Every line from the top of the records through the line containing "const yMax = 574.7;" should be retyped exactly; the pictures should not.

****

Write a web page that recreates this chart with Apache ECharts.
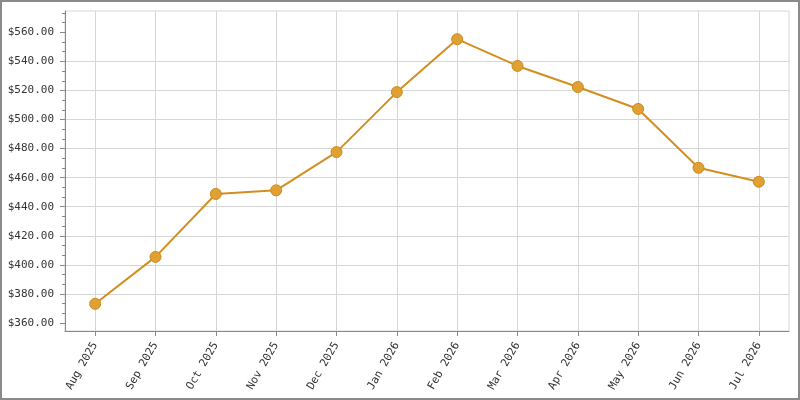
<!DOCTYPE html>
<html>
<head>
<meta charset="utf-8">
<script src="https://cdn.jsdelivr.net/npm/echarts@6/dist/echarts.min.js"></script>
<style>
html,body{margin:0;padding:0;background:#fff;}
#frame{position:absolute;left:0;top:0;width:796px;height:396px;border:2px solid #8a8a8a;background:#fff;}
#chart{width:796px;height:396px;}
</style>
</head>
<body>
<div id="frame"><div id="chart"></div></div>
<script>
const categories = ['Aug 2025','Sep 2025','Oct 2025','Nov 2025','Dec 2025','Jan 2026','Feb 2026','Mar 2026','Apr 2026','May 2026','Jun 2026','Jul 2026'];
const prices = [373.2, 405.5, 448.8, 451.3, 477.6, 518.9, 555.3, 536.9, 522.4, 507.3, 466.8, 457.2];
const yTicks = [360, 380, 400, 420, 440, 460, 480, 500, 520, 540, 560];
const yMinorTicks = [366.67, 373.33, 386.67, 393.33, 406.67, 413.33, 426.67, 433.33, 446.67, 453.33, 466.67, 473.33, 486.67, 493.33, 506.67, 513.33, 526.67, 533.33, 546.67, 553.33, 566.67, 573.33];
const yMin = 354.5;
const yMax = 574.7;

const chart = echarts.init(document.getElementById('chart'), null, {renderer:'canvas'});
const font = 'DejaVu Sans Mono';
const gridColor = '#d6d6d6';
chart.setOption({
  animation:false,
  backgroundColor:'#fff',
  grid:{left:63, right:9, top:9, bottom:67, show:true, borderColor:gridColor, borderWidth:1},
  xAxis:{
    type:'category', data:categories, boundaryGap:true,
    axisLine:{lineStyle:{color:'#888', width:1}},
    axisTick:{show:true, alignWithLabel:true, length:5, lineStyle:{color:'#888'}},
    axisLabel:{rotate:60, color:'#333', fontFamily:font, fontSize:11, margin:12, interval:0},
    splitLine:{show:true, alignWithLabel:true, lineStyle:{color:gridColor, width:1}}
  },
  yAxis:[{
    type:'value', min:yMin, max:yMax,
    axisLine:{show:true, lineStyle:{color:'#888', width:1}},
    axisTick:{show:true, length:5, customValues:yTicks, lineStyle:{color:'#888'}},
    axisLabel:{color:'#333', fontFamily:font, fontSize:11, margin:11, customValues:yTicks,
      formatter:v=>'$'+Number(v).toFixed(2)},
    splitLine:{show:true, showMinLine:false, showMaxLine:false, lineStyle:{color:gridColor, width:1}}
  },{
    type:'value', min:yMin, max:yMax, position:'left',
    axisLine:{show:false},
    axisTick:{show:true, length:3, customValues:yMinorTicks, lineStyle:{color:'#888'}},
    axisLabel:{show:false},
    splitLine:{show:false}
  }],
  series:[{
    type:'line', data:prices, yAxisIndex:0,
    symbol:'circle', symbolSize:11,
    lineStyle:{color:'#d28f1f', width:2},
    itemStyle:{color:'#e0a132', borderColor:'#c98b22', borderWidth:1}
  }]
});
</script>
</body>
</html>
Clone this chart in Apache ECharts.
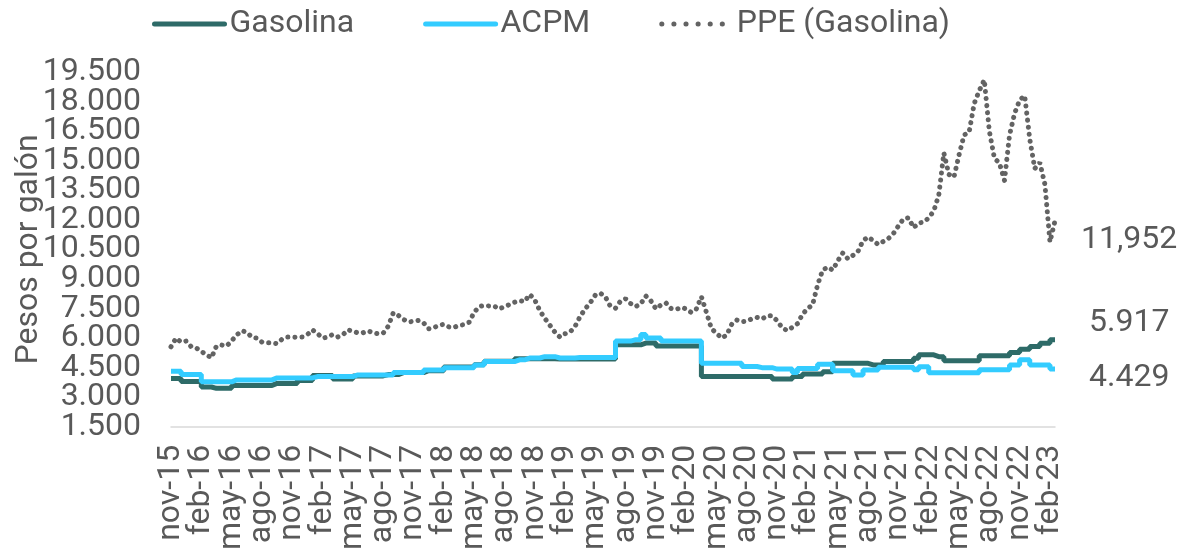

****

Exercise response
Write a web page that recreates this chart with Apache ECharts.
<!DOCTYPE html>
<html>
<head>
<meta charset="utf-8">
<script src="https://cdn.jsdelivr.net/npm/echarts@6/dist/echarts.min.js"></script>
<style>
html,body{margin:0;padding:0;background:#fff;}
#frame{position:absolute;left:0;top:0;width:796px;height:396px;border:2px solid #8a8a8a;background:#fff;}
#chart{width:796px;height:396px;}
</style>
</head>
<body>
<div id="frame"><div id="chart"></div></div>
<script>
const categories = ['Aug 2025','Sep 2025','Oct 2025','Nov 2025','Dec 2025','Jan 2026','Feb 2026','Mar 2026','Apr 2026','May 2026','Jun 2026','Jul 2026'];
const prices = [373.2, 405.5, 448.8, 451.3, 477.6, 518.9, 555.3, 536.9, 522.4, 507.3, 466.8, 457.2];
const yTicks = [360, 380, 400, 420, 440, 460, 480, 500, 520, 540, 560];
const yMinorTicks = [366.67, 373.33, 386.67, 393.33, 406.67, 413.33, 426.67, 433.33, 446.67, 453.33, 466.67, 473.33, 486.67, 493.33, 506.67, 513.33, 526.67, 533.33, 546.67, 553.33, 566.67, 573.33];
const yMin = 354.5;
const yMax = 574.7;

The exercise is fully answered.